**INPUT ROWS**:
►

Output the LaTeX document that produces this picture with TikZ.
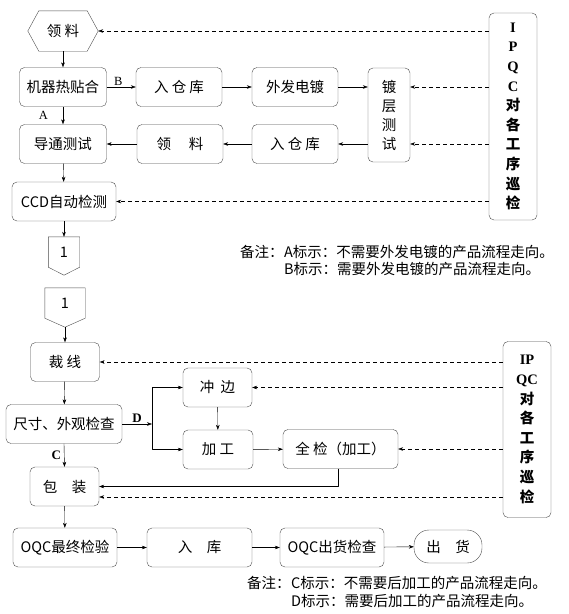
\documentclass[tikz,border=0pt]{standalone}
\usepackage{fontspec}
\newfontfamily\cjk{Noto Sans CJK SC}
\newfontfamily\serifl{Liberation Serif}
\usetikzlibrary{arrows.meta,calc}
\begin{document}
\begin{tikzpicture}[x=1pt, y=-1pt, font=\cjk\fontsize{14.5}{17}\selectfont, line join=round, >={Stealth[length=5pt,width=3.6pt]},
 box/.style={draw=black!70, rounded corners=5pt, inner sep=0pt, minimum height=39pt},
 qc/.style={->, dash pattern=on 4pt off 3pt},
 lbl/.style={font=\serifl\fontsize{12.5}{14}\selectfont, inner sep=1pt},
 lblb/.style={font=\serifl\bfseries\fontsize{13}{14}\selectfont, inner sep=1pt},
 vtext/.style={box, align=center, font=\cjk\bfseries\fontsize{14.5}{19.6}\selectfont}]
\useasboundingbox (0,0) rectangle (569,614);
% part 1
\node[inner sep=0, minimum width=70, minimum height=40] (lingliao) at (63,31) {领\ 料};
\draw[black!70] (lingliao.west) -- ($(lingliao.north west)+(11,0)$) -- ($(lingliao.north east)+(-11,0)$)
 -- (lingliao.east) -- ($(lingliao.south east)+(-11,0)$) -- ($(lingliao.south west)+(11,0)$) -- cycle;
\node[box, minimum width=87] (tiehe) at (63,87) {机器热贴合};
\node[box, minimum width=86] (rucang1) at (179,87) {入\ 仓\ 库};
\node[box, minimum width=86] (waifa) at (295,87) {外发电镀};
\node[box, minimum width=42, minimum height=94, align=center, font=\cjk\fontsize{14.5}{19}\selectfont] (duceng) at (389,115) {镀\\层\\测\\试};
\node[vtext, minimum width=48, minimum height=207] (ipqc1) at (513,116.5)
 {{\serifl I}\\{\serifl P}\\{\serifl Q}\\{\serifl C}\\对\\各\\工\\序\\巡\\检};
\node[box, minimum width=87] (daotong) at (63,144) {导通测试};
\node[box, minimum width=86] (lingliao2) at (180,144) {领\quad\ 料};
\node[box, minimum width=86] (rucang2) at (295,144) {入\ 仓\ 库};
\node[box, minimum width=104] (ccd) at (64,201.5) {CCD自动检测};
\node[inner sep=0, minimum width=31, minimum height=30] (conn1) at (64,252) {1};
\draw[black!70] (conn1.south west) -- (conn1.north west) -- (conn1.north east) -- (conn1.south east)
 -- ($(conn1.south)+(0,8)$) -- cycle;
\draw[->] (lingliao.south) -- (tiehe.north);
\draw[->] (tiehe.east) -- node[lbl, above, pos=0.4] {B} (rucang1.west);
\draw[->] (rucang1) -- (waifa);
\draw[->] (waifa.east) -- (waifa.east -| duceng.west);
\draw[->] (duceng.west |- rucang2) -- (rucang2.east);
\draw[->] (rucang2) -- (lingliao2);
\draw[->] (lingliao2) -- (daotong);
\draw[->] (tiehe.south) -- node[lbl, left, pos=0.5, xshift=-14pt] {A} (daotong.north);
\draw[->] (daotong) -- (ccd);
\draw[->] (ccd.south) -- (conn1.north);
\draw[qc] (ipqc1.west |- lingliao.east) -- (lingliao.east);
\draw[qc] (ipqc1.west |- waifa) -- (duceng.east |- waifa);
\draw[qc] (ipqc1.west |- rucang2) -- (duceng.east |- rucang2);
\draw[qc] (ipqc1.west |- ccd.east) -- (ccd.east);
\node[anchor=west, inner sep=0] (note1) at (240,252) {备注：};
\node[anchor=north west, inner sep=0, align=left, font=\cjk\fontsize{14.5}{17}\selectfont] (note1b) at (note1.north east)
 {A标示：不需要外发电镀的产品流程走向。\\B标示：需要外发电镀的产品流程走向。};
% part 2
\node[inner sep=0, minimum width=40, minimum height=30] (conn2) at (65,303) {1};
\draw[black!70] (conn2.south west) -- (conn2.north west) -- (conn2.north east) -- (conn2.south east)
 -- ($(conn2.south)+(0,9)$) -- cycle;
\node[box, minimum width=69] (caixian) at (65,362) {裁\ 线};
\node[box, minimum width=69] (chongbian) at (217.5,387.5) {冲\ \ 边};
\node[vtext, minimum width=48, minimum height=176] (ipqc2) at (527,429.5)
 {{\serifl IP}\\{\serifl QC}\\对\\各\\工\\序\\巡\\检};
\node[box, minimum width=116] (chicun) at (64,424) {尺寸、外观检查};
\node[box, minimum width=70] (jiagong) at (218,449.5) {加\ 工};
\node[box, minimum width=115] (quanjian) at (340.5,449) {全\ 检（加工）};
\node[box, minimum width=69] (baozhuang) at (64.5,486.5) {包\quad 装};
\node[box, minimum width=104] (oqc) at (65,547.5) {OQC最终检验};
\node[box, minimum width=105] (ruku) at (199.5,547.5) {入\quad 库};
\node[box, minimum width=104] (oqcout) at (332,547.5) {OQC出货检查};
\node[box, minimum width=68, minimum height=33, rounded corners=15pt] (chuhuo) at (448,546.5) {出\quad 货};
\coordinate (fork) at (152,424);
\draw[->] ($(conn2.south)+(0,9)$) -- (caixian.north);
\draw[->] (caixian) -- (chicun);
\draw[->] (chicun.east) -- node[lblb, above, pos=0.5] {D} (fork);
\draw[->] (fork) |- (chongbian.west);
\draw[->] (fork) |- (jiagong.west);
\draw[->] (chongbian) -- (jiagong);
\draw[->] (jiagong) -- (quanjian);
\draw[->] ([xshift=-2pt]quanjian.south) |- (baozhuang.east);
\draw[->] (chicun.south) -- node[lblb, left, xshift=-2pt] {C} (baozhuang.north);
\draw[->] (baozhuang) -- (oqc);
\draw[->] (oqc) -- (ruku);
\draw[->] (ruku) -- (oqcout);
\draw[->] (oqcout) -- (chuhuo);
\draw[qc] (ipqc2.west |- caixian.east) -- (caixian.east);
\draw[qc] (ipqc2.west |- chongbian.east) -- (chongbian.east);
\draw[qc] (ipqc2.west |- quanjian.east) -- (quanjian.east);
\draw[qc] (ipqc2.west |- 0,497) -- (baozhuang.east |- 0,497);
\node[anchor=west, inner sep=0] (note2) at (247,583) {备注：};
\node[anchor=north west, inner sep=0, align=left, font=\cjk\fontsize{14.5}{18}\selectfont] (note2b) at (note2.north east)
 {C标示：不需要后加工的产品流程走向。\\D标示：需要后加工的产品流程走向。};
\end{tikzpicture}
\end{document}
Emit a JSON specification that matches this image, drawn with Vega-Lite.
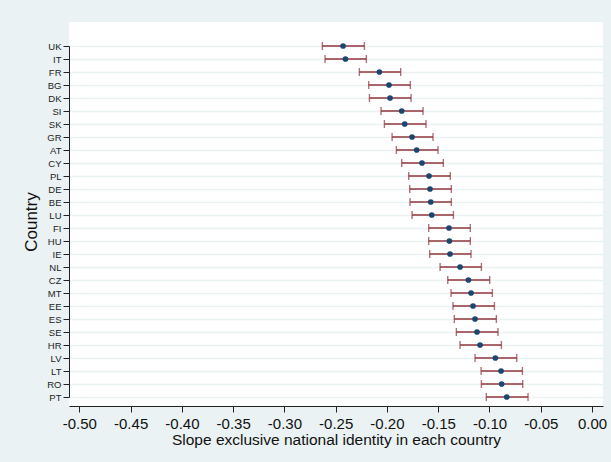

◄
►

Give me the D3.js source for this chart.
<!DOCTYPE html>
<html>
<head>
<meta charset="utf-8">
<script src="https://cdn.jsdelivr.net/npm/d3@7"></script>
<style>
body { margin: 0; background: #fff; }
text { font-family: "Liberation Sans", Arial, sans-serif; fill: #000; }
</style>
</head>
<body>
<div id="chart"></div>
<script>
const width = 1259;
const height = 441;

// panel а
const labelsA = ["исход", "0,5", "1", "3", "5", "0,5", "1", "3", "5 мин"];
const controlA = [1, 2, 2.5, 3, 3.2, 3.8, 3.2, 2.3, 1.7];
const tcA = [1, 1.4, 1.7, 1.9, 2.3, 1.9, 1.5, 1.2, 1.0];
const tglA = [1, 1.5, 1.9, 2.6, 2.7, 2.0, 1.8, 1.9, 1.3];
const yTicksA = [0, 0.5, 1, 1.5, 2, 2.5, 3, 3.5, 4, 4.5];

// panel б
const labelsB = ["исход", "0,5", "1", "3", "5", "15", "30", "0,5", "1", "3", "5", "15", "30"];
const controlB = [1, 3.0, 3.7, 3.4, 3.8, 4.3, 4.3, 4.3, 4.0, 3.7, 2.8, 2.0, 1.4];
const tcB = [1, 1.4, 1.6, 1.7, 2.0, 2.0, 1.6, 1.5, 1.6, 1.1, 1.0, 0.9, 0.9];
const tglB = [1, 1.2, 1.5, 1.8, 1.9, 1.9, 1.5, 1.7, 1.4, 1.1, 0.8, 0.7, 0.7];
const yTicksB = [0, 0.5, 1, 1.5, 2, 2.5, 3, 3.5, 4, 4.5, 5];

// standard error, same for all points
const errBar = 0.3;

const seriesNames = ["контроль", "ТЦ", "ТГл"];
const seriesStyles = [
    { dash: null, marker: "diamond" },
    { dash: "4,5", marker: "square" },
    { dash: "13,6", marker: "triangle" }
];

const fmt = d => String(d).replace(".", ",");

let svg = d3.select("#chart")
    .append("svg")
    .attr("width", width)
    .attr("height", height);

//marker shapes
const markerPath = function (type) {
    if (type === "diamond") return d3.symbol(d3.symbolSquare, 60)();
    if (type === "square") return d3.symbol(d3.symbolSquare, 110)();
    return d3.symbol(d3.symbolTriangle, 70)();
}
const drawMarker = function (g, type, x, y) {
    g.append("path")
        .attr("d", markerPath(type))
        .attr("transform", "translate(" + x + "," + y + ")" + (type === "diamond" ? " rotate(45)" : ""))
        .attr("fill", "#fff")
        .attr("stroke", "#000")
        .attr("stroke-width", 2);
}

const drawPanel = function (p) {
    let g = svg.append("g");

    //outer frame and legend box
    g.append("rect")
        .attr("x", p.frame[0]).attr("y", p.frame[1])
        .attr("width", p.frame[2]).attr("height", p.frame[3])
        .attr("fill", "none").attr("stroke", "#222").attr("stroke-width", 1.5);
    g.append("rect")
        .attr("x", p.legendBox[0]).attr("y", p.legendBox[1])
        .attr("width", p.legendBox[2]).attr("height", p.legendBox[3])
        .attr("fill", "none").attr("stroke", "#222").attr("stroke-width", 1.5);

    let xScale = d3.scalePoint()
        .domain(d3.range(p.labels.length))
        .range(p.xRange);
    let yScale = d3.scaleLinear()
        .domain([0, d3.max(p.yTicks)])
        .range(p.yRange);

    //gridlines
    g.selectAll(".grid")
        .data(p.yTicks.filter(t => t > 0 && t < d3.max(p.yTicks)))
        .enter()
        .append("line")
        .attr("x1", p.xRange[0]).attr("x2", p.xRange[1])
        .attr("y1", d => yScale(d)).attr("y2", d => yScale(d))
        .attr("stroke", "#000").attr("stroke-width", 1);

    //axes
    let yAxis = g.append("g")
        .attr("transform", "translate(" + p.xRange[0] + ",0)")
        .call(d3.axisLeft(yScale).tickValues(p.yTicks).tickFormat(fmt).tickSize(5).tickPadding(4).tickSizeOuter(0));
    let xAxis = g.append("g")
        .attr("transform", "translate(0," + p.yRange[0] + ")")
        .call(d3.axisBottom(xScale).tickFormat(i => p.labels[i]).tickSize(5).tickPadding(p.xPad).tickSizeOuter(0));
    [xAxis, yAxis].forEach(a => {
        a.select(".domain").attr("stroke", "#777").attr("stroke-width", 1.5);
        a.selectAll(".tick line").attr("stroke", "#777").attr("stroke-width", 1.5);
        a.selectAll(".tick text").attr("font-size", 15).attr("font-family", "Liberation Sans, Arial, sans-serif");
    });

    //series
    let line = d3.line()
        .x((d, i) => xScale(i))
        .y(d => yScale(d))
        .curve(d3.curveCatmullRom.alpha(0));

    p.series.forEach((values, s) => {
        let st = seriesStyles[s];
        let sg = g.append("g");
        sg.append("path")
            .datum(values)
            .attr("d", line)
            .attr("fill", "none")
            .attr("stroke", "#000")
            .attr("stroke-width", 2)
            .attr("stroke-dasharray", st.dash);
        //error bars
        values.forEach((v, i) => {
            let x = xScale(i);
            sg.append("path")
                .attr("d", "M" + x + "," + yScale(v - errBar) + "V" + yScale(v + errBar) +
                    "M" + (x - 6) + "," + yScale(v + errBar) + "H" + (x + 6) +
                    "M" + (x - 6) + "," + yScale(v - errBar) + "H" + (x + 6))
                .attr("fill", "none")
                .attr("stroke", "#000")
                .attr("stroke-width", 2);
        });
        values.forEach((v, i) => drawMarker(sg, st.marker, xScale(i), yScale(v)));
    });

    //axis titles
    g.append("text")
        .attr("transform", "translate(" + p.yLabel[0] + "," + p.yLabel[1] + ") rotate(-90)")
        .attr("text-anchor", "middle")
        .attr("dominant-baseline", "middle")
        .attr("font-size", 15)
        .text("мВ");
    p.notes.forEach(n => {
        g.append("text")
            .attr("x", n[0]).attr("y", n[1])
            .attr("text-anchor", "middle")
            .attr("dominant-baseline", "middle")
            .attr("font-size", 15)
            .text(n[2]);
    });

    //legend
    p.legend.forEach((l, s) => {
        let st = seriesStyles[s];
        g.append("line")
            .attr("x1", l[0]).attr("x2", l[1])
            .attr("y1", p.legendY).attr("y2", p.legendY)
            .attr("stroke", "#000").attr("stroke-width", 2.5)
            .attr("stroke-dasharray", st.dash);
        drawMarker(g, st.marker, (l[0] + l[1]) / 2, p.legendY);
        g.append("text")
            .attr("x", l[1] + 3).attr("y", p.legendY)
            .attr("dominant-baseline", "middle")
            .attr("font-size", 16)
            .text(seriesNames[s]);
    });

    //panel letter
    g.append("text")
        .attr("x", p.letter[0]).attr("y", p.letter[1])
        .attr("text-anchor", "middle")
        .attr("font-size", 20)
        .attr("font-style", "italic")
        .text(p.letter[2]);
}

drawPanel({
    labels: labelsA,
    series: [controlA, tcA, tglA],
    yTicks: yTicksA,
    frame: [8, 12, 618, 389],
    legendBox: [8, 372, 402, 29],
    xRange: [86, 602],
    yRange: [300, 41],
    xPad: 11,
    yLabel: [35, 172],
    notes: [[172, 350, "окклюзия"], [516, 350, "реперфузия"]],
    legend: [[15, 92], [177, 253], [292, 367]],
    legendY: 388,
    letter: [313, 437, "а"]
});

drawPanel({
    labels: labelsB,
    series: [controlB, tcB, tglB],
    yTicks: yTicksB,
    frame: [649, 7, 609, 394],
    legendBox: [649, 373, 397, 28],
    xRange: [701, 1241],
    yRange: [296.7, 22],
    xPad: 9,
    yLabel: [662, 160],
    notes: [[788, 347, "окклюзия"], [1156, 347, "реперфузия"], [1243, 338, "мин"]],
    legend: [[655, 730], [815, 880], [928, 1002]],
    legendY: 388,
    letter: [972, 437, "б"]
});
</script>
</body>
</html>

◄

How many of the lines above contain the string "chart"? Give the number only.

3